India Mill Chimney
One of the tallest mill chimneys in Lancashire gave up its ornate cast iron "crown" during World War II to assist the war effort.
India mill was once a textile mill that operated between 1887 and 1991 in the industrial town of Darwen in the eastern part of Lancashire, England. The mill itself, though large and impressive for the time, was rather plain on the exterior. It appears as though most of the budget was spent on this magnificent brick chimney.
The structure is said to be inspired by the bell tower in St Mark’s Square, Venice. It dominates the skyline of Darwen. Apart from the chimney lacking the short spire of the campanile in Venice, one can certainly see the resemblance. The years of billowing out smoke has left the Darwen version looking rather dirty.

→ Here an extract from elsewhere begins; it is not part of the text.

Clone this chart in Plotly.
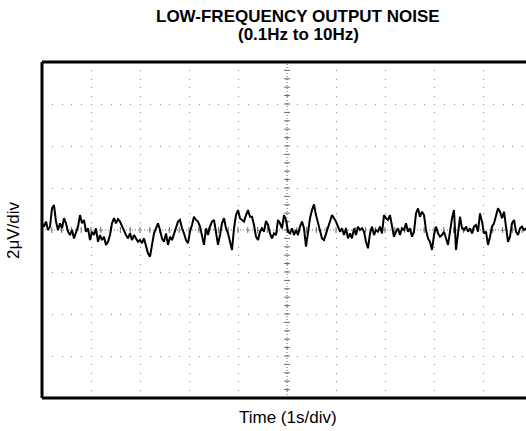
import plotly.graph_objects as go

# scope settings: 1s/div horizontally, 2uV/div vertically, 10 x 8 divisions
sample_period = 2 / 49  # s between samples
x_span = 484 / 49       # visible part of the 10 divisions (right edge is cut off)
y_div = 2               # uV per division

# output noise (uV) from left to right
seg1 = [0.32, 0.16, 0.40, 0.00, 0.16, 1.03, 1.19, 0.40, 0.00, 0.32,
        0.08, 0.56, 0.32, -0.08, -0.24, 0.00, -0.40, -0.16, 0.16, 0.71,
        0.32, 0.48, -0.08, 0.08, -0.48, -0.08, -0.24, 0.08, -0.56, -0.24,
        -0.48, -0.32, -0.71, -0.56, -0.24, 0.32, 0.56, 0.32, 0.52, 0.40]
seg2 = [0.16, 0.00, -0.24, -0.40, -0.16, -0.48, -0.24, -0.40, -0.56, -0.48,
        -0.63, -0.40, -0.79, -1.11, -1.27, -0.71, -0.16, 0.08, 0.32, 0.00,
        -0.40, -0.56, -0.16, -0.71, -0.32, -0.48, -0.16, 0.08, 0.40, 0.48,
        0.08, -0.16, -0.48, -0.63, -0.08, 0.24, 0.63, 0.48, 0.40, 0.16]
seg3 = [-0.32, -0.71, 0.08, -0.24, 0.16, 0.40, 0.48, -0.16, -0.71, -0.24,
        0.32, 0.56, 0.08, -0.16, -0.56, -0.95, 0.08, 0.71, 0.95, 0.56,
        0.48, 0.40, 0.71, 0.95, 0.63, 0.63, 0.24, -0.32, -0.48, -0.08,
        0.08, -0.08, 0.43, 0.24, -0.16, -0.40, -0.16, -0.24, 0.48, 0.32]
seg4 = [0.08, 0.71, 0.48, -0.08, -0.16, 0.08, -0.24, 0.00, -0.24, 0.16,
        0.40, 0.08, -0.79, -0.08, 0.56, 0.95, 1.22, 0.71, 0.32, -0.16,
        -0.40, -0.48, -0.16, 0.08, 0.48, 0.71, 0.56, 0.40, 0.16, -0.08,
        0.08, -0.24, 0.08, -0.40, -0.16, -0.40, 0.08, -0.24, 0.16, 0.00]
seg5 = [0.08, -0.08, -0.56, -0.87, -0.16, 0.16, -0.24, 0.00, -0.08, 0.16,
        -0.16, 0.71, 0.56, 0.48, 0.71, 0.24, -0.32, -0.08, 0.08, -0.24,
        0.08, 0.00, 0.32, -0.08, 0.08, -0.32, -0.08, 0.79, 1.03, 0.63,
        0.87, 0.71, 0.00, -0.40, -0.56, -0.95, -0.24, 0.16, -0.16, -0.32]
seg6 = [-0.24, -0.08, -0.40, -0.71, -0.08, 0.56, 0.95, -0.95, -0.16, 0.63,
        0.08, 0.00, 0.16, -0.08, 0.08, -0.16, 0.16, 0.24, -0.08, 0.79,
        0.40, -0.16, -0.08, -0.71, -0.32, 0.16, 0.32, 0.71, 1.03, 0.87,
        0.56, 0.87, 0.16, -0.56, -0.32, 0.32, 0.48, -0.08, -0.24, 0.08,
        0.16, 0.00, 0.08]
noise_uv = seg1 + seg2 + seg3 + seg4 + seg5 + seg6

fig = go.Figure()
fig.add_trace(go.Scatter(y=noise_uv, x0=0, dx=sample_period, mode='lines',
                         line=dict(color='black', width=2), hoverinfo='skip'))

# centre cross of the graticule, dotted with minor ticks every 1/5 div
grey = '#666666'
shapes = [
    dict(type='line', xref='x', yref='y', x0=0, x1=x_span, y0=0, y1=0,
         line=dict(color=grey, width=1, dash='1px,2px'), layer='below'),
    dict(type='line', xref='x', yref='y', x0=5, x1=5, y0=-4 * y_div, y1=4 * y_div,
         line=dict(color=grey, width=1, dash='1px,2px'), layer='below'),
]
for i in range(1, 50):
    xt = i * 0.2
    if xt < x_span:
        shapes.append(dict(type='line', xref='x', yref='y', x0=xt, x1=xt, y0=-0.14, y1=0.14,
                           line=dict(color=grey, width=1), layer='below'))
for i in range(-19, 20):
    yt = i * y_div / 5
    shapes.append(dict(type='line', xref='x', yref='y', x0=4.94, x1=5.06, y0=yt, y1=yt,
                       line=dict(color=grey, width=1), layer='below'))
# heavy frame on left, top and bottom
for x0, x1, y0, y1 in [(0, 0, 0, 1), (0, 1, 1, 1), (0, 1, 0, 0)]:
    shapes.append(dict(type='line', xref='paper', yref='paper', x0=x0, x1=x1, y0=y0, y1=y1,
                       line=dict(color='black', width=3)))

font = dict(family='Arial, Liberation Sans, sans-serif', color='black')


def paper_y(px):
    # page pixel row -> paper coordinate (plot spans rows 62..398)
    return (398 - px) / 336


def paper_x(px):
    return (px - 42) / 484


title_lines = ['LOW-FREQUENCY OUTPUT NOISE', '(0.1Hz to 10Hz)']
annotations = []
for line, row in zip(title_lines, [16, 34]):
    annotations.append(dict(text='<b>%s</b>' % line, xref='paper', yref='paper',
                            x=paper_x(298), y=paper_y(row), showarrow=False,
                            xanchor='center', yanchor='middle', font=dict(size=17, **font)))
annotations += [
    dict(text='Time (1s/div)', xref='paper', yref='paper', x=paper_x(288),
         y=paper_y(417), showarrow=False, xanchor='center', yanchor='middle',
         font=dict(size=17, **font)),
    dict(text='2μV/div', xref='paper', yref='paper', x=paper_x(13), y=0.5,
         textangle=-90, showarrow=False, xanchor='center', yanchor='middle',
         font=dict(size=17, **font)),
]

fig.update_layout(
    width=526, height=431,
    margin=dict(l=42, r=0, t=62, b=33),
    paper_bgcolor='white', plot_bgcolor='white',
    showlegend=False,
    font=font,
    shapes=shapes,
    annotations=annotations,
    xaxis=dict(range=[0, x_span], dtick=1, tick0=0, showticklabels=False, ticks='',
               showgrid=True, gridcolor='#888888', gridwidth=1, griddash='1px,7.4px',
               zeroline=False, showline=False, fixedrange=True),
    yaxis=dict(range=[-4 * y_div, 4 * y_div], dtick=y_div, tick0=0, showticklabels=False,
               ticks='', showgrid=True, gridcolor='#888888', gridwidth=1,
               griddash='1px,8.8px', zeroline=False, showline=False, fixedrange=True),
)

# drop the default page margin so the figure sits at the window's top-left corner
fig.write_html('out.html', config={'displayModeBar': False},
               post_script="document.body.style.margin='0';")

It stands 303 feet tall, but when completed, it was slightly higher. The chimney was once crowned by a cast-iron capping (forming a balustrade), weighing over 20 tons. However, in support of Britain’s war effort during World War II, it was removed and melted to produce armaments.
As an added bonus for visitors, close to the chimney are two other items of industrial heritage; a massive steam engine from the mill itself and a printing machine that reflects the other important industry in Darwen, the printing of wallpaper.
During the last renovation of the tower, several nest boxes were installed to encourage the return of peregrine falcons that had nested on the tower before the remedial works. Reports indicate that they were breeding successfully in 2021.
The mill has been subdivided into separate commercial units.
Know Before You Go
India mill is an eight-minute walk from Darwen rail station. Head south towards Bolton Rd. There is some on-street car parking very close to the mill gates.